Elas, que tantas vezes seguram a barra da família inteira, são deixadas para trás quando seu corpo já não consegue mais cumprir o papel social que lhes é imposto: o de cuidar, servir, agradar. Quando adoecem, perdem a função que lhes foi colocada e, com isso, muitas vezes, perdem também a presença do outro.
O adoecimento feminino expõe, com crueza, a fragilidade de muitas relações. E é aí que entram as redes de apoio: amigas, irmãs, vizinhas, grupos de suporte, profissionais de saúde que não apenas cuidam, mas acolhem. São esses vínculos que mantêm essas mulheres de pé quando o companheiro vira as costas.

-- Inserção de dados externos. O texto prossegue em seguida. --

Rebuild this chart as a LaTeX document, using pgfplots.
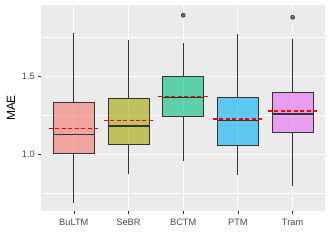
\documentclass[border=0pt]{standalone}
\usepackage{pgfplots}
\pgfplotsset{compat=1.18}
\usepgfplotslibrary{statistics}
\usepackage{fontspec}
\setmainfont{Liberation Sans}
\definecolor{bggrey}{HTML}{EBEBEB}
\definecolor{grey20}{HTML}{333333}
\definecolor{grey30}{HTML}{4D4D4D}
\definecolor{outgrey}{HTML}{666666}
\definecolor{c1}{HTML}{F8766D}
\definecolor{c2}{HTML}{A3A500}
\definecolor{c3}{HTML}{00BF7D}
\definecolor{c4}{HTML}{00B0F6}
\definecolor{c5}{HTML}{E76BF3}
\definecolor{meanred}{HTML}{FF0000}
\begin{document}
\begin{tikzpicture}
\path[use as bounding box] (-41bp,-38bp) rectangle (291bp,211bp);
\begin{axis}[
  at={(0,0)}, anchor=south west,
  scale only axis, width=284.4bp, height=206bp,
  xmin=0.4, xmax=5.6, ymin=0.635, ymax=1.955,
  axis background/.style={fill=bggrey},
  axis line style={draw=none},
  xtick={1,2,3,4,5},
  xticklabels={BuLTM,SeBR,BCTM,PTM,Tram},
  ytick={1.0,1.5},
  yticklabels={1.0,1.5},
  minor ytick={0.75,1.25,1.75},
  grid=both,
  major grid style={white, line width=0.9pt},
  minor grid style={white, line width=0.45pt},
  xtick pos=left, ytick pos=left,
  tick align=outside,
  major tick length=2.75pt, minor tick length=0pt,
  tick style={grey20, line width=0.6pt},
  ticklabel style={font=\fontsize{9.3}{11}\selectfont, text=grey30},
  xticklabel style={yshift=-1.5pt},
  ylabel={MAE},
  ylabel style={font=\fontsize{12}{14}\selectfont, text=black, yshift=0pt},
  boxplot/draw direction=y,
  boxplot/box extend=0.75,
  boxplot/whisker extend=0,
  boxplot/every median/.style={line width=1.3pt},
  boxplot/every whisker/.style={line width=0.8pt},
]
\addplot[grey20, line width=0.9pt, fill=c1, fill opacity=0.6, draw opacity=1, boxplot prepared={lower whisker=0.688, lower quartile=1.004, median=1.124, upper quartile=1.329, upper whisker=1.774, draw position=1}] coordinates {};
\addplot[grey20, line width=0.9pt, fill=c2, fill opacity=0.6, draw opacity=1, boxplot prepared={lower whisker=0.870, lower quartile=1.062, median=1.180, upper quartile=1.353, upper whisker=1.731, draw position=2}] coordinates {};
\addplot[grey20, line width=0.9pt, fill=c3, fill opacity=0.6, draw opacity=1, boxplot prepared={lower whisker=0.955, lower quartile=1.239, median=1.363, upper quartile=1.496, upper whisker=1.713, draw position=3}] coordinates {};
\addplot[grey20, line width=0.9pt, fill=c4, fill opacity=0.6, draw opacity=1, boxplot prepared={lower whisker=0.865, lower quartile=1.058, median=1.214, upper quartile=1.363, upper whisker=1.769, draw position=4}] coordinates {};
\addplot[grey20, line width=0.9pt, fill=c5, fill opacity=0.6, draw opacity=1, boxplot prepared={lower whisker=0.795, lower quartile=1.141, median=1.256, upper quartile=1.397, upper whisker=1.735, draw position=5}] coordinates {};
% outliers
\addplot[only marks, mark=*, mark size=2pt, mark options={draw=none, fill=outgrey, fill opacity=0.9}] coordinates {(3,1.889) (5,1.876)};
% means
\addplot[meanred, line width=1.2pt, dash pattern=on 4pt off 2.5pt] coordinates {(0.545,1.162) (1.455,1.162)};
\addplot[meanred, line width=1.2pt, dash pattern=on 4pt off 2.5pt] coordinates {(1.545,1.216) (2.455,1.216)};
\addplot[meanred, line width=1.2pt, dash pattern=on 4pt off 2.5pt] coordinates {(2.545,1.367) (3.455,1.367)};
\addplot[meanred, line width=1.2pt, dash pattern=on 4pt off 2.5pt] coordinates {(3.545,1.224) (4.455,1.224)};
\addplot[meanred, line width=1.2pt, dash pattern=on 4pt off 2.5pt] coordinates {(4.545,1.276) (5.455,1.276)};
\end{axis}
\end{tikzpicture}
\end{document}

Precisamos falar sobre isso. Precisamos encarar o abandono conjugal como mais uma face da violência de gênero, uma violência silenciosa, mas com consequências devastadoras para a saúde física e emocional das mulheres.
A morte de Preta Gil nos comove porque é também a história de tantas mulheres anônimas. Mas ela também nos lembra da força dos afetos, do cuidado coletivo e do poder da solidariedade entre mulheres.
Que a memória de Preta seja também um grito: nenhuma mulher deveria enfrentar sozinha a dor de um diagnóstico. Nenhuma mulher deveria ser descartada quando deixa de cumprir o papel que esperam dela. E nenhuma mulher deveria duvidar de que merece amor, acolhimento e presença, mesmo e principalmente quando adoece.